What needs to be done:
Transcribe each line of the material as it is, and drop any picture.

Provided material:
################

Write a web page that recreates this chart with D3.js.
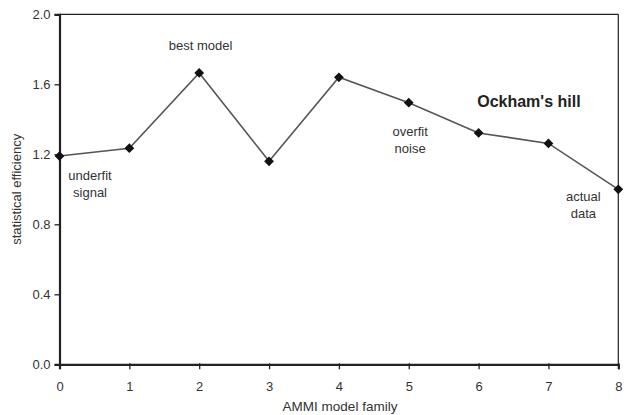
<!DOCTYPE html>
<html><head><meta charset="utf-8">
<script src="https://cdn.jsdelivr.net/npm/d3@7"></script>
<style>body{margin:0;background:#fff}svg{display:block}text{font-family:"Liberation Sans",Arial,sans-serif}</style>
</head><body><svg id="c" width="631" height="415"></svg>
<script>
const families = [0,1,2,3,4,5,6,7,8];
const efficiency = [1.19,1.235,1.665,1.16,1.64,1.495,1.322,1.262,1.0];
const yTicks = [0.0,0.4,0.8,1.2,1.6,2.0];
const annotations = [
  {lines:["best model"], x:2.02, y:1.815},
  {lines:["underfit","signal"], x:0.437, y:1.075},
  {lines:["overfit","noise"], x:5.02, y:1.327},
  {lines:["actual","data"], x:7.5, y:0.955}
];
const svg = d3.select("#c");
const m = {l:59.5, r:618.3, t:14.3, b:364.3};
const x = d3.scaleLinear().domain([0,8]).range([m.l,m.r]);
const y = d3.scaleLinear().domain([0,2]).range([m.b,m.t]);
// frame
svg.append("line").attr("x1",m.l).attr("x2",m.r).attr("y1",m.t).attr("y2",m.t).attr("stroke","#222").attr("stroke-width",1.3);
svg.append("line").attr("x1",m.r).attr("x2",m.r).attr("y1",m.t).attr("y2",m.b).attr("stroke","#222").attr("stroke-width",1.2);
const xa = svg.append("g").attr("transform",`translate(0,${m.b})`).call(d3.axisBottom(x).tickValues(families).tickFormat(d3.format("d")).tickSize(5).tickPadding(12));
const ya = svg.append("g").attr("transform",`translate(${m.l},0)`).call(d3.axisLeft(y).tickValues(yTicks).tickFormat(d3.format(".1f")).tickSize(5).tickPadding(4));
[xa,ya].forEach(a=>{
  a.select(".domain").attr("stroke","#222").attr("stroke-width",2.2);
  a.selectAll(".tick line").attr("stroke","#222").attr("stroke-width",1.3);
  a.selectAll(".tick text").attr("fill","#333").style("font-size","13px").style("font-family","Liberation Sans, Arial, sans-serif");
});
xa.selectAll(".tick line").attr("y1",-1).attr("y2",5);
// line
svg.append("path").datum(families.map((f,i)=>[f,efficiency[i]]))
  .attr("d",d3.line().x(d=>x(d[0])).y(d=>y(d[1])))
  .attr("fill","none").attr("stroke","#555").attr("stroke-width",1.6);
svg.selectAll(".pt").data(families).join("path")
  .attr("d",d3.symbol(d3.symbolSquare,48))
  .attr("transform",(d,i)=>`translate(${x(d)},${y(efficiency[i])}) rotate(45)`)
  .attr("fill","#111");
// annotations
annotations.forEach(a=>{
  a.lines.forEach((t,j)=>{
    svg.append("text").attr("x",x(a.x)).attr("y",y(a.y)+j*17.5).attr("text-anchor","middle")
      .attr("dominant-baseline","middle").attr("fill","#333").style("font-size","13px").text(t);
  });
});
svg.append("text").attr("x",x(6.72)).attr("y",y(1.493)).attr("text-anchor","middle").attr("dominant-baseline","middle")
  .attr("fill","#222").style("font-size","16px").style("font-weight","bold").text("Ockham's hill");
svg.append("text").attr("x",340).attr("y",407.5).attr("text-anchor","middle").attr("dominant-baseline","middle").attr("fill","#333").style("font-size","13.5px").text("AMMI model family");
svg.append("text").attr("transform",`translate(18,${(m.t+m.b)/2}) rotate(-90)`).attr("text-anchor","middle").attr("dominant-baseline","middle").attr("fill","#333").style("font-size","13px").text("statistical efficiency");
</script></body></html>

################

Task output:
Write a web page that recreates this chart with D3.js.
<!DOCTYPE html>
<html><head><meta charset="utf-8">
<script src="https://cdn.jsdelivr.net/npm/d3@7"></script>
<style>body{margin:0;background:#fff}svg{display:block}text{font-family:"Liberation Sans",Arial,sans-serif}</style>
</head><body><svg id="c" width="631" height="415"></svg>
<script>
const families = [0,1,2,3,4,5,6,7,8];
const efficiency = [1.19,1.235,1.665,1.16,1.64,1.495,1.322,1.262,1.0];
const yTicks = [0.0,0.4,0.8,1.2,1.6,2.0];
const annotations = [
  {lines:["best model"], x:2.02, y:1.815},
  {lines:["underfit","signal"], x:0.437, y:1.075},
  {lines:["overfit","noise"], x:5.02, y:1.327},
  {lines:["actual","data"], x:7.5, y:0.955}
];
const svg = d3.select("#c");
const m = {l:59.5, r:618.3, t:14.3, b:364.3};
const x = d3.scaleLinear().domain([0,8]).range([m.l,m.r]);
const y = d3.scaleLinear().domain([0,2]).range([m.b,m.t]);
// frame
svg.append("line").attr("x1",m.l).attr("x2",m.r).attr("y1",m.t).attr("y2",m.t).attr("stroke","#222").attr("stroke-width",1.3);
svg.append("line").attr("x1",m.r).attr("x2",m.r).attr("y1",m.t).attr("y2",m.b).attr("stroke","#222").attr("stroke-width",1.2);
const xa = svg.append("g").attr("transform",`translate(0,${m.b})`).call(d3.axisBottom(x).tickValues(families).tickFormat(d3.format("d")).tickSize(5).tickPadding(12));
const ya = svg.append("g").attr("transform",`translate(${m.l},0)`).call(d3.axisLeft(y).tickValues(yTicks).tickFormat(d3.format(".1f")).tickSize(5).tickPadding(4));
[xa,ya].forEach(a=>{
  a.select(".domain").attr("stroke","#222").attr("stroke-width",2.2);
  a.selectAll(".tick line").attr("stroke","#222").attr("stroke-width",1.3);
  a.selectAll(".tick text").attr("fill","#333").style("font-size","13px").style("font-family","Liberation Sans, Arial, sans-serif");
});
xa.selectAll(".tick line").attr("y1",-1).attr("y2",5);
// line
svg.append("path").datum(families.map((f,i)=>[f,efficiency[i]]))
  .attr("d",d3.line().x(d=>x(d[0])).y(d=>y(d[1])))
  .attr("fill","none").attr("stroke","#555").attr("stroke-width",1.6);
svg.selectAll(".pt").data(families).join("path")
  .attr("d",d3.symbol(d3.symbolSquare,48))
  .attr("transform",(d,i)=>`translate(${x(d)},${y(efficiency[i])}) rotate(45)`)
  .attr("fill","#111");
// annotations
annotations.forEach(a=>{
  a.lines.forEach((t,j)=>{
    svg.append("text").attr("x",x(a.x)).attr("y",y(a.y)+j*17.5).attr("text-anchor","middle")
      .attr("dominant-baseline","middle").attr("fill","#333").style("font-size","13px").text(t);
  });
});
svg.append("text").attr("x",x(6.72)).attr("y",y(1.493)).attr("text-anchor","middle").attr("dominant-baseline","middle")
  .attr("fill","#222").style("font-size","16px").style("font-weight","bold").text("Ockham's hill");
svg.append("text").attr("x",340).attr("y",407.5).attr("text-anchor","middle").attr("dominant-baseline","middle").attr("fill","#333").style("font-size","13.5px").text("AMMI model family");
svg.append("text").attr("transform",`translate(18,${(m.t+m.b)/2}) rotate(-90)`).attr("text-anchor","middle").attr("dominant-baseline","middle").attr("fill","#333").style("font-size","13px").text("statistical efficiency");
</script></body></html>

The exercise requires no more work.